STATED EXERCISE:
Every line below that mentions the word "this" should be copied out.

EXERCISE INPUT:
--- start ---

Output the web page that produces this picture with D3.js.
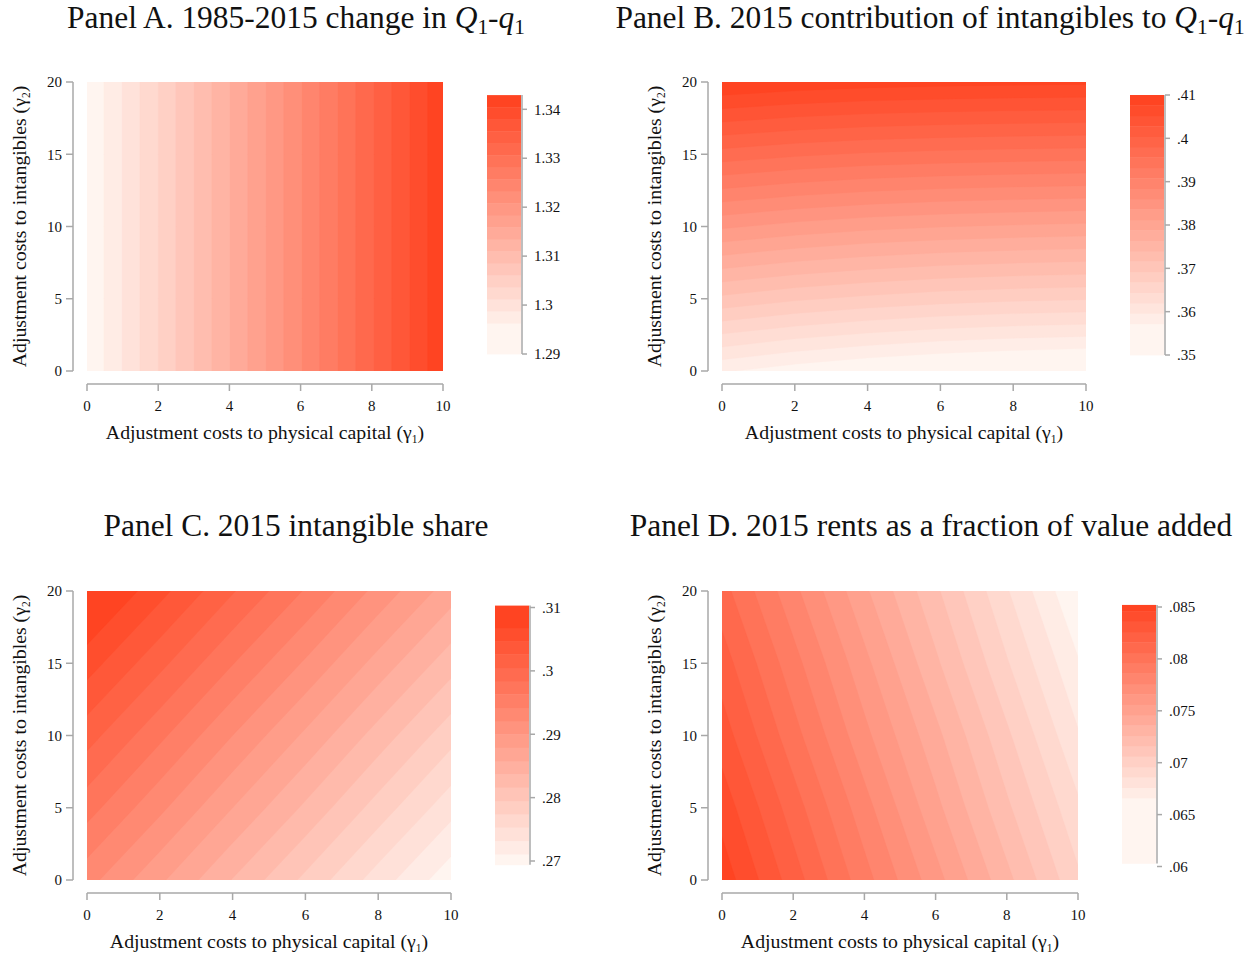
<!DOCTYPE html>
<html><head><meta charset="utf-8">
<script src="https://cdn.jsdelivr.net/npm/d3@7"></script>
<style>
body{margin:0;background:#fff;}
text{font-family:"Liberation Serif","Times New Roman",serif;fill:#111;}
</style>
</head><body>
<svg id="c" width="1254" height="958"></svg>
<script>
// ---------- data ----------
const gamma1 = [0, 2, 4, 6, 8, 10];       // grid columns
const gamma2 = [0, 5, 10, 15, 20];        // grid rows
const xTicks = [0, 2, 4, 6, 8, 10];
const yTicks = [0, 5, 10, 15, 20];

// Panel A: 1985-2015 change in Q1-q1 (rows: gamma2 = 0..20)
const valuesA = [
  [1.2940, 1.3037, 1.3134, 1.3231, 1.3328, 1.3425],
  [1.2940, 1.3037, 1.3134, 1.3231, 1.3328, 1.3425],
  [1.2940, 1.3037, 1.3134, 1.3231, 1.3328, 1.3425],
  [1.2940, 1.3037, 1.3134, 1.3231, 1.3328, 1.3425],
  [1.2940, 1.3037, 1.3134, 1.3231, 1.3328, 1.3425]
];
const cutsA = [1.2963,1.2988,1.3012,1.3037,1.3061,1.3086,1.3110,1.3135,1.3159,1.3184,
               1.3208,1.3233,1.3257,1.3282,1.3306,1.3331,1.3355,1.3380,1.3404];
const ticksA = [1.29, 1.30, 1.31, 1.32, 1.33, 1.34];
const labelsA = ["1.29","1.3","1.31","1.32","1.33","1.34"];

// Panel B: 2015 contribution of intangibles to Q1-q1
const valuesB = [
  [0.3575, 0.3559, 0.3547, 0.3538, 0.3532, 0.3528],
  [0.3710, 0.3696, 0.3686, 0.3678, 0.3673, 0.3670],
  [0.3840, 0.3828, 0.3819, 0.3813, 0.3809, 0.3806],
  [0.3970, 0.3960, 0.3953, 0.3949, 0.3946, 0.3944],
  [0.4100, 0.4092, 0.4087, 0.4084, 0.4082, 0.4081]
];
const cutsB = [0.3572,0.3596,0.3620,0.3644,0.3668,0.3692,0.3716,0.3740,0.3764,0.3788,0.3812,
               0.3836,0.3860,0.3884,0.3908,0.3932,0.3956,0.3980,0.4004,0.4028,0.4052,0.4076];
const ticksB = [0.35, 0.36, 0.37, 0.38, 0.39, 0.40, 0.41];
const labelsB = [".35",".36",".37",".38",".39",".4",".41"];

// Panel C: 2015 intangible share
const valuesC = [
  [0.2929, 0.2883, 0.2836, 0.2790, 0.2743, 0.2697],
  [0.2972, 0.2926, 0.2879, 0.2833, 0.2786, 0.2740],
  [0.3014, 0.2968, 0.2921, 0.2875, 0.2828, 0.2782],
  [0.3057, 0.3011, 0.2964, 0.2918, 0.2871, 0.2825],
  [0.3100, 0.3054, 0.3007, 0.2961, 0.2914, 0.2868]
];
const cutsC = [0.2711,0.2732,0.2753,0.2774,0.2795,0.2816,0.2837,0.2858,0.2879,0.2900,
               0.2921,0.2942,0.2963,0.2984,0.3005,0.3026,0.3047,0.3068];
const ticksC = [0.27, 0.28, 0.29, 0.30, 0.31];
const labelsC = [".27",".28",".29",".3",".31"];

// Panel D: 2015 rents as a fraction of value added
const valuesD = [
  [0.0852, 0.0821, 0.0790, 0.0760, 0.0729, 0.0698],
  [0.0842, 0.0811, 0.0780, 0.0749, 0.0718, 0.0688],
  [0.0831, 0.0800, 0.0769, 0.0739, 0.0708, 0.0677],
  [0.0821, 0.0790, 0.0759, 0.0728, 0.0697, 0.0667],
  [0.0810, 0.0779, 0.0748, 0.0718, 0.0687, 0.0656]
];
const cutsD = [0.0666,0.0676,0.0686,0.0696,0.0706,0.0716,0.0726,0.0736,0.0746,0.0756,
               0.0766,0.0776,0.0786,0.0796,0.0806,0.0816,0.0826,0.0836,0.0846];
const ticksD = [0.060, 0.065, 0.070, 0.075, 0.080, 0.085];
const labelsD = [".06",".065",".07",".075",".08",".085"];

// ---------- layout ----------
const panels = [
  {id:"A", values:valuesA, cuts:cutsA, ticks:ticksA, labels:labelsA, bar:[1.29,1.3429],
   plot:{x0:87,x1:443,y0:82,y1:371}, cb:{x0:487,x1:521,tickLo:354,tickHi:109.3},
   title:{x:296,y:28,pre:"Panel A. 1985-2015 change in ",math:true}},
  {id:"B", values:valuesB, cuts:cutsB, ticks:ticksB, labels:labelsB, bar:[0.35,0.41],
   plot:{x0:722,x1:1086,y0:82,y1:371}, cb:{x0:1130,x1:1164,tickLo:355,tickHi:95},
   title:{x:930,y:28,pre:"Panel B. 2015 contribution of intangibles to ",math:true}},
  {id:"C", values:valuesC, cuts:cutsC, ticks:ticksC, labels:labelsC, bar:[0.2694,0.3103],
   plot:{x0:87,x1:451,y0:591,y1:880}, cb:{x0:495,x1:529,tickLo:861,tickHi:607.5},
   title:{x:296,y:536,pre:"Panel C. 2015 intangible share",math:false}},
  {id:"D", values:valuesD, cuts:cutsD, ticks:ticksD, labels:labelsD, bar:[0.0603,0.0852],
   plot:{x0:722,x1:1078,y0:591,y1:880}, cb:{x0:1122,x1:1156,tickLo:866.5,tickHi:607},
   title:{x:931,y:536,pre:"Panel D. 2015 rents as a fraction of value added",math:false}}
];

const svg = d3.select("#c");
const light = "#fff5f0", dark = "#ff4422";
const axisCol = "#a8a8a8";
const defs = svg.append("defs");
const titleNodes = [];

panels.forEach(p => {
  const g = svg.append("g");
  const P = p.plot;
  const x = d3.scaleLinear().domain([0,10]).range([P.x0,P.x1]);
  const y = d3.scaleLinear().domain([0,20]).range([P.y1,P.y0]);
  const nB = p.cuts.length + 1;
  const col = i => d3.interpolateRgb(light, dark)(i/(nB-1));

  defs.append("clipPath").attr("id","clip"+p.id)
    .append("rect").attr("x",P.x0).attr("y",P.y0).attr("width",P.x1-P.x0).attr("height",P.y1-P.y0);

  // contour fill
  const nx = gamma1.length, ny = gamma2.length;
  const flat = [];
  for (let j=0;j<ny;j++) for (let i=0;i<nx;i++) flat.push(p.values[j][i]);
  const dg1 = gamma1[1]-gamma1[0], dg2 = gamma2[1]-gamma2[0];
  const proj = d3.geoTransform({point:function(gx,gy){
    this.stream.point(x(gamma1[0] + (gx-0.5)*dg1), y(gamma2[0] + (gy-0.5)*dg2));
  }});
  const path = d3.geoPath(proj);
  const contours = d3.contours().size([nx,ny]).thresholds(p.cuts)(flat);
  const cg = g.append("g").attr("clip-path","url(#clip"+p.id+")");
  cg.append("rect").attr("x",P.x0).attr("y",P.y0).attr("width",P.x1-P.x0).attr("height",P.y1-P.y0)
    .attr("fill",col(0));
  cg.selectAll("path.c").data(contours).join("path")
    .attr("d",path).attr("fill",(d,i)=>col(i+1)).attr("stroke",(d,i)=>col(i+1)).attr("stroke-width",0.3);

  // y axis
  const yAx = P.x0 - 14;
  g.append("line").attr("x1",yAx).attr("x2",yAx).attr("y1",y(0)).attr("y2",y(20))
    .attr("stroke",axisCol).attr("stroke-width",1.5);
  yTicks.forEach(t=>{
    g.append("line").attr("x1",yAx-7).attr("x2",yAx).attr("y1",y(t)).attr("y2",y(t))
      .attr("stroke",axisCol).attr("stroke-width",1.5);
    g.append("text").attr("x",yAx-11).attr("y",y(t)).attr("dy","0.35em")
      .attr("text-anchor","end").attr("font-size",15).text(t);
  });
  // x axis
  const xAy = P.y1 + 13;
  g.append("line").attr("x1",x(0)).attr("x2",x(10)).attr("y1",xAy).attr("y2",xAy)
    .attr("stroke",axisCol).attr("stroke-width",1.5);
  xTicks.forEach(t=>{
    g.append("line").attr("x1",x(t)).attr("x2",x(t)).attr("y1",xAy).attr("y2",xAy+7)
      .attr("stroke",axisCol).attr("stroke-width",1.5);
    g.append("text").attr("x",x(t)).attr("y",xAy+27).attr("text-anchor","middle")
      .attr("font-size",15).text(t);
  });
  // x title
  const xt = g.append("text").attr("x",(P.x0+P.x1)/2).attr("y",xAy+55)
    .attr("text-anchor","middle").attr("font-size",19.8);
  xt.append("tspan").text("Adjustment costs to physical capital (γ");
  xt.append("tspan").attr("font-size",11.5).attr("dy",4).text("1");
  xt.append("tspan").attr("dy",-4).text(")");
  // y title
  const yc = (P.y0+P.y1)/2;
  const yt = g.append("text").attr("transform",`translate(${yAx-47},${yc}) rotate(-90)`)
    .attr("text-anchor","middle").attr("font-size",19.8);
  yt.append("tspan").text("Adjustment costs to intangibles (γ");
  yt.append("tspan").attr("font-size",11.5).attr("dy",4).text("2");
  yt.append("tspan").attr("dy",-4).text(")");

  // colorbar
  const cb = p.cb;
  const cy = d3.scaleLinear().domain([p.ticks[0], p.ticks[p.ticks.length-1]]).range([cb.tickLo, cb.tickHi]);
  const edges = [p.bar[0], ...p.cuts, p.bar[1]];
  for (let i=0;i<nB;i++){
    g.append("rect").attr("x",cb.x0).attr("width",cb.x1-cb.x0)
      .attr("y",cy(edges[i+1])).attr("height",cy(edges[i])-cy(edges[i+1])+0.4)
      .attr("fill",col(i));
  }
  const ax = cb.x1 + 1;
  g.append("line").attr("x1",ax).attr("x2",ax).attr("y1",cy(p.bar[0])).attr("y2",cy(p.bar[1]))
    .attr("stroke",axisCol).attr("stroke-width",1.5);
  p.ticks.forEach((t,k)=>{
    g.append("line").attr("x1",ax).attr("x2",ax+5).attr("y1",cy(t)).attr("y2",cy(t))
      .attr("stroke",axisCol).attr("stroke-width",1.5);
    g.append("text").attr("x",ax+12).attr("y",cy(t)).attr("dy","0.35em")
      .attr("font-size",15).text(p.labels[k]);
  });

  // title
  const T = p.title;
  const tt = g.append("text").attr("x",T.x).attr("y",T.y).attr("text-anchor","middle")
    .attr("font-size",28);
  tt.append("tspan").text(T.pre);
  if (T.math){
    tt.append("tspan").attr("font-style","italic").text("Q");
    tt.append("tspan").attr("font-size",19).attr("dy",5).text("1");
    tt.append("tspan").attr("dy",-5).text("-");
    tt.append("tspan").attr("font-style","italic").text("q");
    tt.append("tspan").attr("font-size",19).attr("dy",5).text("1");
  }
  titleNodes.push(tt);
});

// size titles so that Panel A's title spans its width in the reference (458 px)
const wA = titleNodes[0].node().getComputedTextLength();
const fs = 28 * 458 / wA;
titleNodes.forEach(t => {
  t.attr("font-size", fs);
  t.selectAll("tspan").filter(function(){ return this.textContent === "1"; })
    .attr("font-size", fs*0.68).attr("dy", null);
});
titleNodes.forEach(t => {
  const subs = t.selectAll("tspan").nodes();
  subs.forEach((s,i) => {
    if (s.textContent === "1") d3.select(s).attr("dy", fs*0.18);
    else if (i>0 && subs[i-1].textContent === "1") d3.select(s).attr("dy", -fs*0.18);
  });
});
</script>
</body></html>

--- end ---
--- start ---

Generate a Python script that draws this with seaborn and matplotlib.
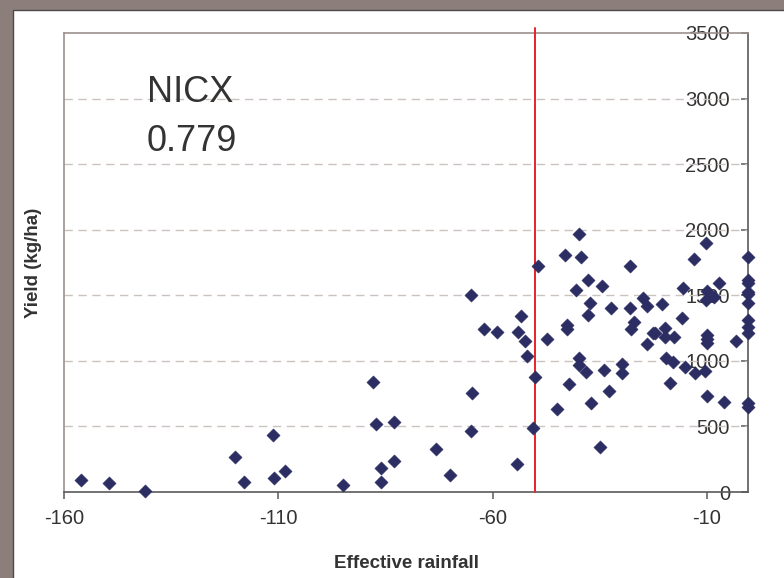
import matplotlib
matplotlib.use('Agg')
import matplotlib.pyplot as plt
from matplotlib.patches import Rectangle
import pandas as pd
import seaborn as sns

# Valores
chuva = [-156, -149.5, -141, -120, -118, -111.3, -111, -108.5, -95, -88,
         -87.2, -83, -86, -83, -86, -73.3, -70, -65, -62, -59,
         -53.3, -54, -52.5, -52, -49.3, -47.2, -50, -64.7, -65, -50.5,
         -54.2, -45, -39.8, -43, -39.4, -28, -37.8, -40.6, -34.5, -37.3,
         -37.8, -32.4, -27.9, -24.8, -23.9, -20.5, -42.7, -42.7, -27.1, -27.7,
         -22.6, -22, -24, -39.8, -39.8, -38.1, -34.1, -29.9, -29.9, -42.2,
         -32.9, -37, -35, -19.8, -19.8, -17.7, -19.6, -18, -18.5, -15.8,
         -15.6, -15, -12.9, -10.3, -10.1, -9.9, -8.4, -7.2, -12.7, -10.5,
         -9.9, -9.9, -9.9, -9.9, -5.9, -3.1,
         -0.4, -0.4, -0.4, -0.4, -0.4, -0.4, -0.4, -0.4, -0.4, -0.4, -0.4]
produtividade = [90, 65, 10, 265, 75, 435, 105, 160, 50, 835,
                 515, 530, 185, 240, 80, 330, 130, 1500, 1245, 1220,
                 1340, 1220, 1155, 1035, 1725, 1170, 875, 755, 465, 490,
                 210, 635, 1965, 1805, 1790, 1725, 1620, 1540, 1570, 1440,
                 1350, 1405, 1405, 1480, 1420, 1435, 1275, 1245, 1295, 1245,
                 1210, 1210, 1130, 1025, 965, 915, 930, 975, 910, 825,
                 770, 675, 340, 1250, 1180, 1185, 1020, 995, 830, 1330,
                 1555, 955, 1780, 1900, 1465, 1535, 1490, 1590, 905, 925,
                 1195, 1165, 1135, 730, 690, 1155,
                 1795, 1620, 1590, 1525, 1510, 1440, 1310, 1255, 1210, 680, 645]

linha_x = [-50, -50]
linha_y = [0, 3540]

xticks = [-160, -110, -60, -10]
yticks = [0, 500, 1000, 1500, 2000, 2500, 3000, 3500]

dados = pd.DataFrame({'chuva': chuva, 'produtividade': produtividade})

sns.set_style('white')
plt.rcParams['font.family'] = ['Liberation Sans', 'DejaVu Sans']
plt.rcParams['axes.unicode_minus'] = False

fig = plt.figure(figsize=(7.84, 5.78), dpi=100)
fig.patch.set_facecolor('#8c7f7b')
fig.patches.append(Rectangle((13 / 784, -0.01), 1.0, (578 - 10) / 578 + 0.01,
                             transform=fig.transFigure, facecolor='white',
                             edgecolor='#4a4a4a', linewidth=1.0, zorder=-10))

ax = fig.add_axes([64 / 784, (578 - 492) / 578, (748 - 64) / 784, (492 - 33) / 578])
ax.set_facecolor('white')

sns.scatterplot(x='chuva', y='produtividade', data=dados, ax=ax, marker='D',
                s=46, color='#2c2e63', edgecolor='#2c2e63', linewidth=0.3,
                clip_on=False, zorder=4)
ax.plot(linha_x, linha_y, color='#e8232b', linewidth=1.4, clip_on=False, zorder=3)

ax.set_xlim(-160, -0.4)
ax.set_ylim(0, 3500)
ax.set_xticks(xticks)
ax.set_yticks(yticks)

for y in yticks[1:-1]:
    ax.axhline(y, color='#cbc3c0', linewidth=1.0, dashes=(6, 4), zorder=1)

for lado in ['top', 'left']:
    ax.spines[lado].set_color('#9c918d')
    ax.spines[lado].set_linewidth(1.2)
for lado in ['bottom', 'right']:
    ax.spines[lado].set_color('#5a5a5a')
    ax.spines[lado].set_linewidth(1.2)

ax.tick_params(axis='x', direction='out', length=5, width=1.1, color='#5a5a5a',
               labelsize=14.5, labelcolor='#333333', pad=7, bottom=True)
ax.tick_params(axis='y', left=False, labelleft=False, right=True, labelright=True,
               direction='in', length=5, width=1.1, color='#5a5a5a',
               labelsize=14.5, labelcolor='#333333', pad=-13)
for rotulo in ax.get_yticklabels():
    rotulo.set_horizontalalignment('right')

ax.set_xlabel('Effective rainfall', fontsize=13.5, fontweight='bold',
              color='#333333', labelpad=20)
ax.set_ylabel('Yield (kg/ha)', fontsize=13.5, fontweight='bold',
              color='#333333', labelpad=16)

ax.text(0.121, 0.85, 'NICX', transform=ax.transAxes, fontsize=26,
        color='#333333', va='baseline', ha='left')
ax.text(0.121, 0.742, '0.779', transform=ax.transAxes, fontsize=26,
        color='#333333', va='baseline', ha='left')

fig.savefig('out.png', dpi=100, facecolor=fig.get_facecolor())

--- end ---
--- start ---

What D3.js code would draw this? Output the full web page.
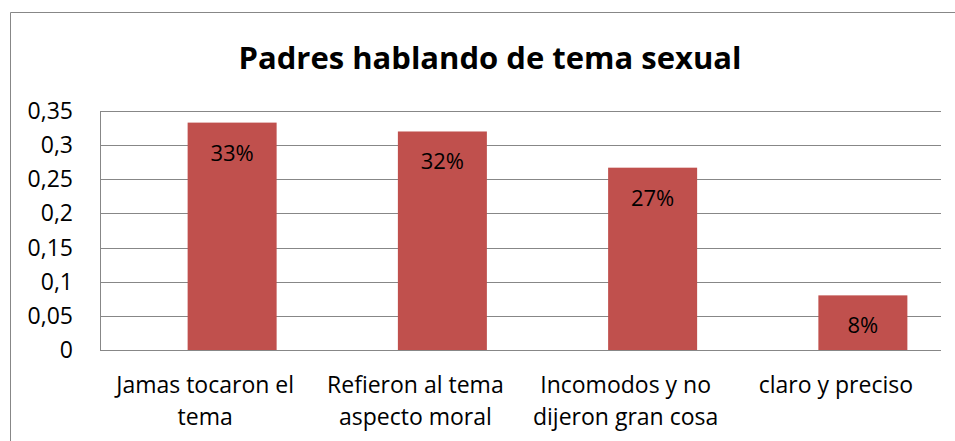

--- end ---

WRITTEN ANSWER:
Output the web page that produces this picture with D3.js.
    this.stream.point(x(gamma1[0] + (gx-0.5)*dg1), y(gamma2[0] + (gy-0.5)*dg2));
  t.selectAll("tspan").filter(function(){ return this.textContent === "1"; })
Generate a Python script that draws this with seaborn and matplotlib.
What D3.js code would draw this? Output the full web page.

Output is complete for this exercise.